A couple of stories I came across recently reminded me of that. One was actually fairly comical: a university student posted a picture of a teacher’s dog on MySpace, along with a note saying that he planned to kill the dog — which got animal rights activists and others all in a lather. However, it turned out to be part of a media assignment in which students were asked to do whatever they could to make the teacher’s dog famous (I would have said the student should have won hands down, but threatening the dog was not allowed).

Another story involving students and teachers saw some high-school students set up a MySpace page that they pretended had been set up by their teacher, confessing that she was a lesbian, etc. She is suing two students for defamation and libel, and one of the students is facing criminal charges. And another story that just recently broke in Toronto involves high-school kids videotaping each other having fist-fights and then uploading them to YouTube.

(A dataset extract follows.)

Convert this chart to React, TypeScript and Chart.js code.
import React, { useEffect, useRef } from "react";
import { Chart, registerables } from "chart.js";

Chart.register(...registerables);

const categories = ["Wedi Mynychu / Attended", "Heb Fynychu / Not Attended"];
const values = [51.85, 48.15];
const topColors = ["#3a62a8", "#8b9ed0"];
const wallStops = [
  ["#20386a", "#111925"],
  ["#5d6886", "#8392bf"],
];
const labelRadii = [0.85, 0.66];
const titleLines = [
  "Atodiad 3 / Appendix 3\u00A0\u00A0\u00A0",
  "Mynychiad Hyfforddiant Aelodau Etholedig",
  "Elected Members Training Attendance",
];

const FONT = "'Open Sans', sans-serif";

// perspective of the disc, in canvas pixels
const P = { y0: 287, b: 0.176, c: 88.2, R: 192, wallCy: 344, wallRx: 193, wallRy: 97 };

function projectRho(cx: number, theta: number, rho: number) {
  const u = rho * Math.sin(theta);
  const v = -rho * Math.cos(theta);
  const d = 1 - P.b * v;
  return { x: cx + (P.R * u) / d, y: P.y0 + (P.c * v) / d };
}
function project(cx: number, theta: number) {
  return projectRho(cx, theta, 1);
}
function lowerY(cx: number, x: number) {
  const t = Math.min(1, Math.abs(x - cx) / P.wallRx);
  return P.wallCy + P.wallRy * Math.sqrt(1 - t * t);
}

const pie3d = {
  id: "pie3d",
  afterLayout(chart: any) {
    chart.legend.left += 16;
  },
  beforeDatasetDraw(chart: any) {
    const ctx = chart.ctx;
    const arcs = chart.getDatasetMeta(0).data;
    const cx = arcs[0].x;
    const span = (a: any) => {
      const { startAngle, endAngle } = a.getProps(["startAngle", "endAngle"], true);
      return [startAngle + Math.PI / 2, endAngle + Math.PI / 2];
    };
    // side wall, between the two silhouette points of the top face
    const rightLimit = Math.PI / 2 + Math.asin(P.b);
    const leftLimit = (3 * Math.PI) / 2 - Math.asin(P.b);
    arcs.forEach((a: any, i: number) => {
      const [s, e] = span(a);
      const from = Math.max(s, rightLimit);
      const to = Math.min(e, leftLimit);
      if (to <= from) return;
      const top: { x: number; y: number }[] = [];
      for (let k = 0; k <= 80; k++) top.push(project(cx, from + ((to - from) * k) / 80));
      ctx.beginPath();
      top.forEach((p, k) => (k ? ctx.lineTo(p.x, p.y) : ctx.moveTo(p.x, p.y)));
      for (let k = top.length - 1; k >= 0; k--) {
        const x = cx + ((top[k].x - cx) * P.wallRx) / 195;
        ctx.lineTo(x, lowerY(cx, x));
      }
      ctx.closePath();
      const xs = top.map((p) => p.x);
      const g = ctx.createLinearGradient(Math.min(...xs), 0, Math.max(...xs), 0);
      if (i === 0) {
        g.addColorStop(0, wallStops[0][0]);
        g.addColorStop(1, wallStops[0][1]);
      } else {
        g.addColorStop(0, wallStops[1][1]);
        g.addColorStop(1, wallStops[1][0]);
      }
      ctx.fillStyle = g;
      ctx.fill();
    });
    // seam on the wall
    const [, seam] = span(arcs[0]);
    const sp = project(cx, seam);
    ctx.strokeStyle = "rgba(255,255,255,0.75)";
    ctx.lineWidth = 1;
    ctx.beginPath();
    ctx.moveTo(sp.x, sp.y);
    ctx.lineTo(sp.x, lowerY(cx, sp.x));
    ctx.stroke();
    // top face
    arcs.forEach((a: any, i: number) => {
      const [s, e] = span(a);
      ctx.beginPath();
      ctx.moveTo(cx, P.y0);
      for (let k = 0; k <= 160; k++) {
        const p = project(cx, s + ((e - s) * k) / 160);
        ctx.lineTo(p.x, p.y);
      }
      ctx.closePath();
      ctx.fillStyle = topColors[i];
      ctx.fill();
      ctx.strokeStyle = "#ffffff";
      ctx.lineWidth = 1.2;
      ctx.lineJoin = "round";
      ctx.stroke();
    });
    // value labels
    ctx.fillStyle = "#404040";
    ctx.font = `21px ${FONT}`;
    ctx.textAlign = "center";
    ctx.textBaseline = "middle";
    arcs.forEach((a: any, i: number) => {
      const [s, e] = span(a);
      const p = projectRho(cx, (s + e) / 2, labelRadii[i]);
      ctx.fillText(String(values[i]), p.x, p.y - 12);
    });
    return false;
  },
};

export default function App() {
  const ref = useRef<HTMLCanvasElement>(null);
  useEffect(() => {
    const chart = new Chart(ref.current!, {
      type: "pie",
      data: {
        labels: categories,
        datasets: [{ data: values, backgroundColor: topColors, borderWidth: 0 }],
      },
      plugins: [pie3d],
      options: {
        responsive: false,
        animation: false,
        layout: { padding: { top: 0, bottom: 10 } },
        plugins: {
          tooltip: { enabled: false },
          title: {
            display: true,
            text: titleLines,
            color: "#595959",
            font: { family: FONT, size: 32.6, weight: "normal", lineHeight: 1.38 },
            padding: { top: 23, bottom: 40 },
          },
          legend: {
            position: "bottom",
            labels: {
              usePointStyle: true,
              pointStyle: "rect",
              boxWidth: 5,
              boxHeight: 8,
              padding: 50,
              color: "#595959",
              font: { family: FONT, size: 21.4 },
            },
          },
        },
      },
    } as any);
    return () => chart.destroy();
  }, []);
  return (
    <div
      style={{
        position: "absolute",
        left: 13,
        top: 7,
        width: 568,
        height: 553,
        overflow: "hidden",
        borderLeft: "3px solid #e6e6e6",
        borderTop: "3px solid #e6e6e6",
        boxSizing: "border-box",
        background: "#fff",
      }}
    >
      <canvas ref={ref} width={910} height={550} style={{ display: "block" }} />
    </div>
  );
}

Obviously, these kinds of stories are just the tip of the iceberg. Others have written about adults trolling for sex with children on MySpace, and the social-networking site has been sued by the family of a 14-year-old girl who says she was sexually assaulted by a man she met through MySpace. And some critics of YouTube have argued that having a forum to upload video of people fighting or engaging in other questionable behaviour can encourage that kind of behaviour.

True? Who knows. It’s possible that YouTube and MySpace and VampireFreaks.com (the social-networking site for goths and emos that was associated with the recent shooting in Montreal) are just making it easier to discover things that have always existed, but were harder to come across before the Internet. In any case, I expect we’ll be seeing more of these types of stories — but the potential liability of MySpace or YouTube in such events remains a big question mark. And if you’re a parent, think about what the parents of Amanda Wenk went through — a high-school senior, she uploaded racy photos of herself and her friends and they spread around the Internet like wildfire, until she had become a quasi-celebrity.

Update:

Pete Cashmore at Mashable says Bebo — which is even more popular than MySpace in Europe — is cracking down on bullying and other behaviour.